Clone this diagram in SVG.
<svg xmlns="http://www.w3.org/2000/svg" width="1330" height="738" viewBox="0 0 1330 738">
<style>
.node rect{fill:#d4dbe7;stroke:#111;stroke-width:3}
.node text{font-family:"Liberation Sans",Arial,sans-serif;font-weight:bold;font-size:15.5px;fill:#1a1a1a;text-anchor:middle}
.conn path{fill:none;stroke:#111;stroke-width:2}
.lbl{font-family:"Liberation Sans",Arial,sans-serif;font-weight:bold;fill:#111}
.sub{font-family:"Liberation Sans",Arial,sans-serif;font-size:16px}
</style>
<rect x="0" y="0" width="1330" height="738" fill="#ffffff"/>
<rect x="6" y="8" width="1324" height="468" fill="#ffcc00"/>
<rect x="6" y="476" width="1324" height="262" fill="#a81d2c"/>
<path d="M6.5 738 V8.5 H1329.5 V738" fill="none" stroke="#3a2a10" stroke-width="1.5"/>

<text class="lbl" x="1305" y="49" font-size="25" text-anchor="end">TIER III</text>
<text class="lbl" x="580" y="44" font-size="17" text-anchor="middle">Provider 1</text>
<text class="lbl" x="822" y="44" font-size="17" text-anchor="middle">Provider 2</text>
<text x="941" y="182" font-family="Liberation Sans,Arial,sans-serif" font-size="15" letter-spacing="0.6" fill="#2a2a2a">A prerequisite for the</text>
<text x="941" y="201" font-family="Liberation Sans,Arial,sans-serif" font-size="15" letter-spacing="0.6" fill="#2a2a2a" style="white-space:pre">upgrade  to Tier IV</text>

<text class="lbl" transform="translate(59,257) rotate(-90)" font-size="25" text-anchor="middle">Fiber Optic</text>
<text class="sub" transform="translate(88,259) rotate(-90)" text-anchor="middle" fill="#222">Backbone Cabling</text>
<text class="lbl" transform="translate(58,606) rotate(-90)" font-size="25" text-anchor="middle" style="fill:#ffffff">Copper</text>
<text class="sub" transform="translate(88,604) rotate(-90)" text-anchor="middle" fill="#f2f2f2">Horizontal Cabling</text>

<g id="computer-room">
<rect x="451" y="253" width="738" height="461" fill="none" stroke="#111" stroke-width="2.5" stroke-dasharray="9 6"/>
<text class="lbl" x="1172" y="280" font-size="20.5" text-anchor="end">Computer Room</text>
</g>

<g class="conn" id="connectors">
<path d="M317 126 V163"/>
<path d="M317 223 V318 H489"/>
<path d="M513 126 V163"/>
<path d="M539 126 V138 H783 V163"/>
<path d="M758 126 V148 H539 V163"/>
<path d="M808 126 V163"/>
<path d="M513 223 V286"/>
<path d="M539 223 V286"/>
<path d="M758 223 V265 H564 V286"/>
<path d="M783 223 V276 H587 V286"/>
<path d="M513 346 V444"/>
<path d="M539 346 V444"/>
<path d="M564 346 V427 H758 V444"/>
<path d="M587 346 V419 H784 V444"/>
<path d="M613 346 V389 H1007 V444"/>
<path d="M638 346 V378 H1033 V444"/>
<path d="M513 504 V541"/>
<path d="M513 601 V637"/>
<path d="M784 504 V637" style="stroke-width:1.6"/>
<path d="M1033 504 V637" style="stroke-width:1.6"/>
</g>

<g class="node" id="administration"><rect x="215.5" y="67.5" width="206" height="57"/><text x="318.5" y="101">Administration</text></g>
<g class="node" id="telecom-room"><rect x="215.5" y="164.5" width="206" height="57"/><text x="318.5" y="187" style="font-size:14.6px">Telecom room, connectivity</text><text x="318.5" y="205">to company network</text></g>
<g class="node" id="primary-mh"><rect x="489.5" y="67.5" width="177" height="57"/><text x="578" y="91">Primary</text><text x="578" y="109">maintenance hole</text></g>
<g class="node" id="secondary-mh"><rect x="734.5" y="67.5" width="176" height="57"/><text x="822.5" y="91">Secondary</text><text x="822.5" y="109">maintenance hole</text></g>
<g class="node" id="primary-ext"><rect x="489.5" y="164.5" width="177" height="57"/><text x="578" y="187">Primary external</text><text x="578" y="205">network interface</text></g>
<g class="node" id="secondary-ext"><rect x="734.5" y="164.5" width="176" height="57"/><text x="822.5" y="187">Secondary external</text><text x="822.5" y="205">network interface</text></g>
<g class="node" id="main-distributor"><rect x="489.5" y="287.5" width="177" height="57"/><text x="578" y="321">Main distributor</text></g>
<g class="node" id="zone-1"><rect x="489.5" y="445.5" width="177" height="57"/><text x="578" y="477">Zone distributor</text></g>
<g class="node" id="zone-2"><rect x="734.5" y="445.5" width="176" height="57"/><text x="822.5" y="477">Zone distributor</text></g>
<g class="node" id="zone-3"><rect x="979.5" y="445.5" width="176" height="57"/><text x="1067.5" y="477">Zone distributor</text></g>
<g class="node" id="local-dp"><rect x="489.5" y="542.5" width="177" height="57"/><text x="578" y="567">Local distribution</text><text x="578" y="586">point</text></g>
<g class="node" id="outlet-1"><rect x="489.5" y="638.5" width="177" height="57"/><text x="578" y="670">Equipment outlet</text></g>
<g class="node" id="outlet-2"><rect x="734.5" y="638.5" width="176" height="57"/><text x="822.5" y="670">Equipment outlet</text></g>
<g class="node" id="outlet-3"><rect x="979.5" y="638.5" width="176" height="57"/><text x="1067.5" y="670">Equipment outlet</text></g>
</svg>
==============================
- [WHAT IS ASKED]: Reproduce each line of the material above precisely.

- [RESPONSE TO THIS TASK]:
Clone this diagram in SVG.
<svg xmlns="http://www.w3.org/2000/svg" width="1330" height="738" viewBox="0 0 1330 738">
<style>
.node rect{fill:#d4dbe7;stroke:#111;stroke-width:3}
.node text{font-family:"Liberation Sans",Arial,sans-serif;font-weight:bold;font-size:15.5px;fill:#1a1a1a;text-anchor:middle}
.conn path{fill:none;stroke:#111;stroke-width:2}
.lbl{font-family:"Liberation Sans",Arial,sans-serif;font-weight:bold;fill:#111}
.sub{font-family:"Liberation Sans",Arial,sans-serif;font-size:16px}
</style>
<rect x="0" y="0" width="1330" height="738" fill="#ffffff"/>
<rect x="6" y="8" width="1324" height="468" fill="#ffcc00"/>
<rect x="6" y="476" width="1324" height="262" fill="#a81d2c"/>
<path d="M6.5 738 V8.5 H1329.5 V738" fill="none" stroke="#3a2a10" stroke-width="1.5"/>

<text class="lbl" x="1305" y="49" font-size="25" text-anchor="end">TIER III</text>
<text class="lbl" x="580" y="44" font-size="17" text-anchor="middle">Provider 1</text>
<text class="lbl" x="822" y="44" font-size="17" text-anchor="middle">Provider 2</text>
<text x="941" y="182" font-family="Liberation Sans,Arial,sans-serif" font-size="15" letter-spacing="0.6" fill="#2a2a2a">A prerequisite for the</text>
<text x="941" y="201" font-family="Liberation Sans,Arial,sans-serif" font-size="15" letter-spacing="0.6" fill="#2a2a2a" style="white-space:pre">upgrade  to Tier IV</text>

<text class="lbl" transform="translate(59,257) rotate(-90)" font-size="25" text-anchor="middle">Fiber Optic</text>
<text class="sub" transform="translate(88,259) rotate(-90)" text-anchor="middle" fill="#222">Backbone Cabling</text>
<text class="lbl" transform="translate(58,606) rotate(-90)" font-size="25" text-anchor="middle" style="fill:#ffffff">Copper</text>
<text class="sub" transform="translate(88,604) rotate(-90)" text-anchor="middle" fill="#f2f2f2">Horizontal Cabling</text>

<g id="computer-room">
<rect x="451" y="253" width="738" height="461" fill="none" stroke="#111" stroke-width="2.5" stroke-dasharray="9 6"/>
<text class="lbl" x="1172" y="280" font-size="20.5" text-anchor="end">Computer Room</text>
</g>

<g class="conn" id="connectors">
<path d="M317 126 V163"/>
<path d="M317 223 V318 H489"/>
<path d="M513 126 V163"/>
<path d="M539 126 V138 H783 V163"/>
<path d="M758 126 V148 H539 V163"/>
<path d="M808 126 V163"/>
<path d="M513 223 V286"/>
<path d="M539 223 V286"/>
<path d="M758 223 V265 H564 V286"/>
<path d="M783 223 V276 H587 V286"/>
<path d="M513 346 V444"/>
<path d="M539 346 V444"/>
<path d="M564 346 V427 H758 V444"/>
<path d="M587 346 V419 H784 V444"/>
<path d="M613 346 V389 H1007 V444"/>
<path d="M638 346 V378 H1033 V444"/>
<path d="M513 504 V541"/>
<path d="M513 601 V637"/>
<path d="M784 504 V637" style="stroke-width:1.6"/>
<path d="M1033 504 V637" style="stroke-width:1.6"/>
</g>

<g class="node" id="administration"><rect x="215.5" y="67.5" width="206" height="57"/><text x="318.5" y="101">Administration</text></g>
<g class="node" id="telecom-room"><rect x="215.5" y="164.5" width="206" height="57"/><text x="318.5" y="187" style="font-size:14.6px">Telecom room, connectivity</text><text x="318.5" y="205">to company network</text></g>
<g class="node" id="primary-mh"><rect x="489.5" y="67.5" width="177" height="57"/><text x="578" y="91">Primary</text><text x="578" y="109">maintenance hole</text></g>
<g class="node" id="secondary-mh"><rect x="734.5" y="67.5" width="176" height="57"/><text x="822.5" y="91">Secondary</text><text x="822.5" y="109">maintenance hole</text></g>
<g class="node" id="primary-ext"><rect x="489.5" y="164.5" width="177" height="57"/><text x="578" y="187">Primary external</text><text x="578" y="205">network interface</text></g>
<g class="node" id="secondary-ext"><rect x="734.5" y="164.5" width="176" height="57"/><text x="822.5" y="187">Secondary external</text><text x="822.5" y="205">network interface</text></g>
<g class="node" id="main-distributor"><rect x="489.5" y="287.5" width="177" height="57"/><text x="578" y="321">Main distributor</text></g>
<g class="node" id="zone-1"><rect x="489.5" y="445.5" width="177" height="57"/><text x="578" y="477">Zone distributor</text></g>
<g class="node" id="zone-2"><rect x="734.5" y="445.5" width="176" height="57"/><text x="822.5" y="477">Zone distributor</text></g>
<g class="node" id="zone-3"><rect x="979.5" y="445.5" width="176" height="57"/><text x="1067.5" y="477">Zone distributor</text></g>
<g class="node" id="local-dp"><rect x="489.5" y="542.5" width="177" height="57"/><text x="578" y="567">Local distribution</text><text x="578" y="586">point</text></g>
<g class="node" id="outlet-1"><rect x="489.5" y="638.5" width="177" height="57"/><text x="578" y="670">Equipment outlet</text></g>
<g class="node" id="outlet-2"><rect x="734.5" y="638.5" width="176" height="57"/><text x="822.5" y="670">Equipment outlet</text></g>
<g class="node" id="outlet-3"><rect x="979.5" y="638.5" width="176" height="57"/><text x="1067.5" y="670">Equipment outlet</text></g>
</svg>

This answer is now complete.